Secondary Style Guide

Secondary Style Sheet
Our expectations of excellence across the curriculum.
Capitalize:
The beginning of every sentence, names of people and places, important words in titles, the pronoun I.

Words that you Must Spell Correctly

Their
belongs to THEM
Its
Belongs to IT
There
over THERE, not here
It’s
It is awesome.
They’re
They are awesome.
a lot
A………………………………...lot.
Your
belongs to YOU
then
(time) First I heard, THEN I spoke.
You’re
You are awesome.
than
(compare) taller THAN you.

Punctuate:
. ! ? Every sentence needs end punctuation: exclamation points for emphasis, question marks for questions, periods any other time.

, Use commas to join clauses (ideas that are not their own full sentence) or to make lists of more than two items. Ex. Once we arrived, we tried to settle in, because we knew it would be a long night.
“...” Use quotation marks around dialogue or quotes from outside sources, NEVER for emphasis. Ex. “Hey kid,” he said.

: Use colons to introduce a list or a new idea. Ex. I bought some things for his birthday: a pen, a journal, a book, and a game.

; Use semicolons to join two closely related sentences together. Ex. I hate my birthday; I always end up crying.
(...) Use parenthesis to give detail. Ex. I went to Kawaikini (a public charter school).
Use ellipses to leave a sentence in suspense or to show you’ve taken something out.
Use apostrophe to show a letter is missing. Ex. Can not = can’t Or to show ownership. Ex. Mary’s hat. The cat’s color. NEVER USE AN APOSTROPHE TO SHOW PLURAL.
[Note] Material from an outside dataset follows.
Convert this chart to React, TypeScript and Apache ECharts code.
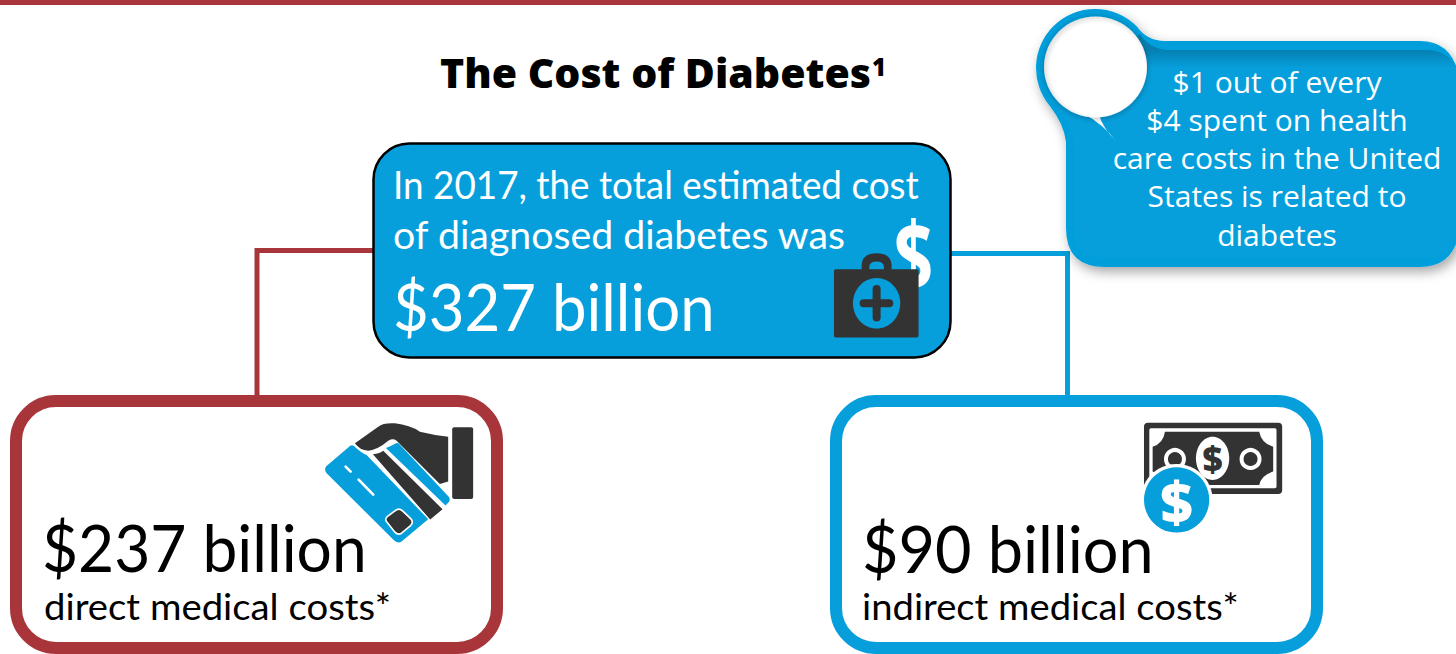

Okina and Kahako: The Rule is ALL or NOTHING. If you have one okina, you need them all.

Sentences:
Complete sentences need a subject and a verb to express a complete thought.
Avoid run-on sentences (sentences that are too many clauses mushed together.)
Subjects and verbs need to agree (match) in number and tense.  Ex. This are a big problems!  Ex. We went to the store and we buy a drink.

Basic Homework Format
Include all of these things when you turn in finished work:
  • Title of your work
  • Your Name
  • Date
  • In Times New Roman Font
  • 12 point font
  • Double Space
  • 1” margins
  • Dark blue or black font or Pen color
  • Each paragraph begins with an indent.

Essay Format
Introductory Paragraph: give us an interesting preview of what you’re going to say
Body Paragraphs: Present your evidence and proof, organized by topic.
Conclusion: Sum up your ideas, and leave us with parting wisdom.
Works cited page: list all of the sources that you used to learn about this topic.
APA Citation Format: See https://goo.gl/ZchGcb for indepth information on styles
Book Citations: Author name, publication year, Work Title, publication city, and publisher.
Article Citations: Author name, (publication year). “Article Title.” Publication.

What is GOOD writing?
Use specific nouns (Ex. We had a snack. We ate Ritz crackers with smooth peanut butter).
Hunt down and kill your to be verbs (is, am, are, was, were) and replace them with active verbs.
Kill your darlings. Get rid of extra words.
For essays, tell me what you’re going to say, say it, tell me what you said.
6 Traits of Good Writing Rubric (this is how we judge our writing)
Skill
Look for:
Sentence Fluency
Both long sentences and short sentences
Natural sounding sentences. Words like although, after, because, before, if, since, though, unless, until, when, whenever, where, wherever, and while that connect your ideas
Active voice, not passive voice (not “the pizza was eaten by him” but “he ate the pizza”)
Voice
An honest tone, reveals self, appropriate tone, passionate about your ideas, respectful of audience, interesting to reader
Ideas
Your point is clear, you have proof for your point, your proof is accurate, your topic is narrow and focused not scattered, go beyond the obvious, you have fresh ideas
Word Choice
Powerful vocabulary, use imagery and figurative language, natural-sounding word choice, Use sensory details (sense words), concrete nouns, specific verbs. Avoid is, am, are, was, were, be.
Organization
Your point is clear from the beginning. Each paragraph has a clear topic sentence. Your main idea is supported by the whole essay, you have an interesting hook, the order you put things in makes sense, you have a satisfying conclusion, your essay goes from one idea to the other smoothly.
Conventions
Formatting: the font and font size are appropriate, words are spelled correctly, grammar is correct, punctuation is correct.

Note Taking
Use the Cornell method to take notes in all of your classes.